In 2010, the Cancun Conference of the Parties (COP) of the UNFCCC established a work programme on loss and damage. In what is considered a breakthrough, in 2013 the Warsaw International Mechanism (WIM) for loss and damage associated with Climate Change impacts was established consisting of a 20-member executive committee, with equal representation of developed and developing countries.
Since 2018, the committee has been working on a five-year rolling work plan, which covers slow onset events; non-economic losses; comprehensive risk management approaches; migration, displacement and planned relocation, and action and support.
At COP 25 in 2019, the WIM was due for review, and developing countries put forward two demands on tackling loss and damage under the previously agreed WIM. The first, to set up a technical advisory body under the UNFCCC to provide scientific and technical advice to countries affected by loss and damage due to Climate Change, and the second for developed countries to provide funding to developing countries suffering from loss and damage, which went beyond adaptation as well as insurance.
At the end of COP 25 in Madrid, the first demand was achieved with the agreement to set up a new Santiago Network on Loss and Damage (SNLD), but the second demand for funding was not agreed upon, mainly due to US’ behind-the-scenes efforts. Following hectic and acerbic negotiations, the COP agreed to consider loss and damage financing under the financial mechanisms of the convention, including the Green Climate Fund, without any obligation on part of the developed countries to provide new and additional finance.
Effectively, the contentious issue of funding loss and damage is no longer on the official negotiating agenda for COP 26, as it was in COP 25, but that has not deterred the 45 nations under the aegis of the Climate Vulnerable Forum or the Least Developed Countries and Small Island Developing States, including civil society, from renewing their call for funding for loss and damage at COP 26.
The fact is that developed nations have not delivered on commitments of $100 billion per year by 2020 in support of climate action in developing countries. On September 17, the Organisation for Economic Cooperation and Development said climate finance provided and mobilised by developed countries amounted to only $79.6 billion in 2019. While appropriately verified data for 2020 will not be available until early next year, it is clear that climate finance will remain well short of its target.
Achieving and sustaining funding of $100 billion a year until 2025 is just one of the issues on Alok Sharma’s list central to the success of the conference. Sharma, a British politician, is the president of COP 26. Another is the delivery of climate finance beyond 2025.
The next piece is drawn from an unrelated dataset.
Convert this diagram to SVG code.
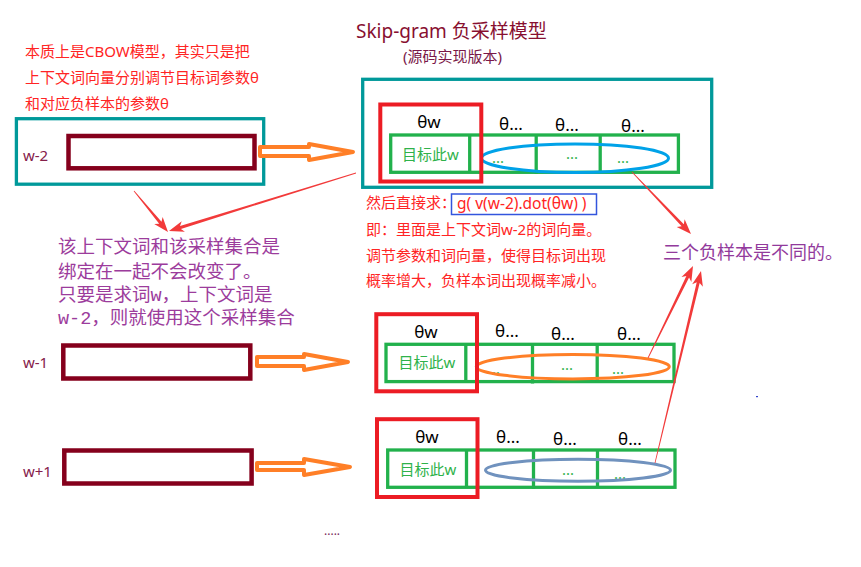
<svg xmlns="http://www.w3.org/2000/svg" width="861" height="567" viewBox="0 0 861 567">
<style>
  .sans { font-family: "Noto Sans", "Noto Sans CJK SC", sans-serif; }
  .red { fill: #ff2424; font-size: 15px; }
  .purple { font-family: "Liberation Mono", "Noto Sans CJK SC", monospace; fill: #9c3c9c; font-size: 18.5px; }
  .lbl { fill: #85204a; font-size: 15px; }
  .theta { fill: #000; font-size: 17px; text-anchor: middle; }
  .gtxt { fill: #2fb24a; font-size: 15px; text-anchor: middle; }
  .dots { fill: #2fb24a; font-size: 15px; }
  .teal { fill: none; stroke: #00999a; stroke-width: 3.3; }
  .word { fill: #fff; stroke: #85001c; stroke-width: 4.5; }
  .redbox { fill: none; stroke: #ec1c24; stroke-width: 4; }
  .green { fill: none; stroke: #22b14c; stroke-width: 3.3; }
  .orange { fill: #fff; stroke: #ff7f27; stroke-width: 4; stroke-linejoin: round; }
  .arrow { fill: #f23a3a; stroke: none; }
</style>

<g id="title" class="sans">
  <text x="356" y="38" font-size="19" fill="#880f30">Skip-gram 负采样模型</text>
  <text x="403" y="62" font-size="15" fill="#7a1848">(源码实现版本)</text>
</g>

<g id="note-top-left" class="sans red">
  <text x="25" y="57">本质上是CBOW模型，其实只是把</text>
  <text x="25" y="83">上下文词向量分别调节目标词参数θ</text>
  <text x="25" y="109">和对应负样本的参数θ</text>
</g>

<g id="ctx-w-2">
  <rect class="teal" x="16.4" y="118.7" width="247.3" height="65.5"/>
  <text class="sans lbl" x="23" y="161">w-2</text>
  <rect class="word" x="68.5" y="136" width="186" height="32.3"/>
</g>

<g id="ctx-w-1">
  <text class="sans lbl" x="23" y="368">w-1</text>
  <rect class="word" x="63.3" y="345.5" width="187" height="33"/>
</g>

<g id="ctx-w+1">
  <text class="sans lbl" x="23" y="477">w+1</text>
  <rect class="word" x="64.3" y="450.5" width="187.3" height="33"/>
</g>

<g id="set-top">
  <rect class="teal" x="362.7" y="79.3" width="349" height="108"/>
  <rect class="green" x="390.7" y="135" width="287.7" height="37.3"/>
  <line class="green" x1="469.7" y1="135" x2="469.7" y2="172.3"/>
  <line class="green" x1="536.2" y1="135" x2="536.2" y2="174"/>
  <line class="green" x1="600.2" y1="135" x2="600.2" y2="172.3"/>
  <text class="sans gtxt" x="430.5" y="160">目标此w</text>
  <text class="sans dots" x="492" y="163">...</text>
  <text class="sans dots" x="566" y="159">...</text>
  <text class="sans dots" x="617" y="163">...</text>
  <ellipse cx="575" cy="158.2" rx="93.5" ry="14.3" fill="none" stroke="#00a2e8" stroke-width="3"/>
  <rect class="redbox" x="380.3" y="104.5" width="101" height="77"/>
  <text class="sans theta" x="429" y="128">θw</text>
  <text class="sans theta" x="511" y="130">θ...</text>
  <text class="sans theta" x="567" y="131">θ...</text>
  <text class="sans theta" x="633" y="132">θ...</text>
</g>

<g id="set-middle">
  <rect class="green" x="386" y="344.3" width="288" height="37.3"/>
  <line class="green" x1="465.8" y1="344.3" x2="465.8" y2="381.6"/>
  <line class="green" x1="532.5" y1="344.3" x2="532.5" y2="383.5"/>
  <line class="green" x1="597.2" y1="344.3" x2="597.2" y2="381.6"/>
  <text class="sans gtxt" x="427" y="368">目标此w</text>
  <text class="sans dots" x="488" y="373.5">...</text>
  <text class="sans dots" x="561" y="370">...</text>
  <text class="sans dots" x="612" y="373.5">...</text>
  <ellipse cx="572.8" cy="366.7" rx="96.5" ry="12.2" fill="none" stroke="#ff7f27" stroke-width="3"/>
  <rect class="redbox" x="376.3" y="314.2" width="100.7" height="77.1"/>
  <text class="sans theta" x="426" y="338">θw</text>
  <text class="sans theta" x="507" y="337">θ...</text>
  <text class="sans theta" x="563" y="340">θ...</text>
  <text class="sans theta" x="629" y="340">θ...</text>
</g>

<g id="set-bottom">
  <rect class="green" x="387.7" y="450" width="287.3" height="37.3"/>
  <line class="green" x1="466.5" y1="450" x2="466.5" y2="487.3"/>
  <line class="green" x1="533.5" y1="450" x2="533.5" y2="489"/>
  <line class="green" x1="597.5" y1="450" x2="597.5" y2="487.3"/>
  <text class="sans gtxt" x="428" y="475">目标此w</text>
  <text class="sans dots" x="562" y="475">...</text>
  <text class="sans dots" x="614" y="479">...</text>
  <ellipse cx="578" cy="470.2" rx="92.5" ry="11" fill="none" stroke="#7092be" stroke-width="3"/>
  <rect class="redbox" x="377" y="419.2" width="100.5" height="77.8"/>
  <text class="sans theta" x="427" y="443">θw</text>
  <text class="sans theta" x="508" y="443">θ...</text>
  <text class="sans theta" x="565" y="445">θ...</text>
  <text class="sans theta" x="630" y="445">θ...</text>
</g>

<g id="note-right" class="sans red">
  <text x="366" y="208">然后直接求：</text>
  <rect x="451.5" y="194" width="145" height="20.5" fill="none" stroke="#3355dd" stroke-width="1.5"/>
  <text x="457" y="209" font-size="15.5">g( v(w-2).dot(θw) )</text>
  <text x="366" y="235">即：里面是上下文词w-2的词向量。</text>
  <text x="366" y="261">调节参数和词向量，使得目标词出现</text>
  <text x="366" y="286">概率增大，负样本词出现概率减小。</text>
</g>

<g id="note-purple" class="purple">
  <text x="58" y="253">该上下文词和该采样集合是</text>
  <text x="58" y="278">绑定在一起不会改变了。</text>
  <text x="58" y="301">只要是求词w，上下文词是</text>
  <text x="58" y="324">w-2，则就使用这个采样集合</text>
</g>

<g id="note-diff">
  <text x="663" y="259" font-family="Noto Sans CJK SC, sans-serif" font-size="18" fill="#923a9c">三个负样本是不同的。</text>
</g>

<g id="more">
  <text x="324" y="535" font-family="Noto Sans, sans-serif" font-size="12" fill="#7a2a5a">.....</text>
  <rect x="756" y="396" width="2" height="1.2" fill="#3344cc"/>
</g>

<g id="connectors">
  <polygon class="orange" points="260,147 309,147 309,144 353,152 309,160 309,156 260,156"/>
  <polygon class="orange" points="257,357 304,357 304,354 348,362 304,370 304,366 257,366"/>
  <polygon class="orange" points="257,463 304,463 304,459 350,467 304,475 304,470 257,470"/>
  <polygon class="arrow" points="133.69,191.26 159.19,223.72 154.20,223.96 168,232 162.66,216.94 161.49,221.80 134.31,190.74"/>
  <polygon class="arrow" points="355.88,172.62 180.02,226.02 181.70,221.31 169,231 184.96,231.81 180.90,228.88 356.12,173.38"/>
  <polygon class="arrow" points="631.71,172.28 681.64,226.34 676.68,226.92 691,234 684.64,219.34 683.82,224.28 632.29,171.72"/>
  <polygon class="arrow" points="648.36,358.18 689.08,277.44 691.35,281.89 693,266 681.47,277.05 686.38,276.12 647.64,357.82"/>
  <polygon class="arrow" points="655.39,463.09 699.66,283.02 702.85,286.87 701,271 692.15,284.31 696.74,282.32 654.61,462.91"/>
</g>
</svg>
Saleemul Huq, director of the International Centre for Climate Change and Development and chair of the expert advisory group of the Climate Vulnerable Forum, proposes a way to break the impasse. “At COP 26, loss and damage will need to be discussed and tackled at a political, rather than negotiating, level. We need to find a possible way forward that might not require all 196 countries to agree, but rather start with a coalition of the willing. This would involve those who are willing to support ways to deal with loss and damage, which are now clearly attributable to human-induced Climate Change, in the poorest countries, perhaps as a solidarity fund rather than as compensation, which still remains a taboo concept for many developed countries,” said Huq.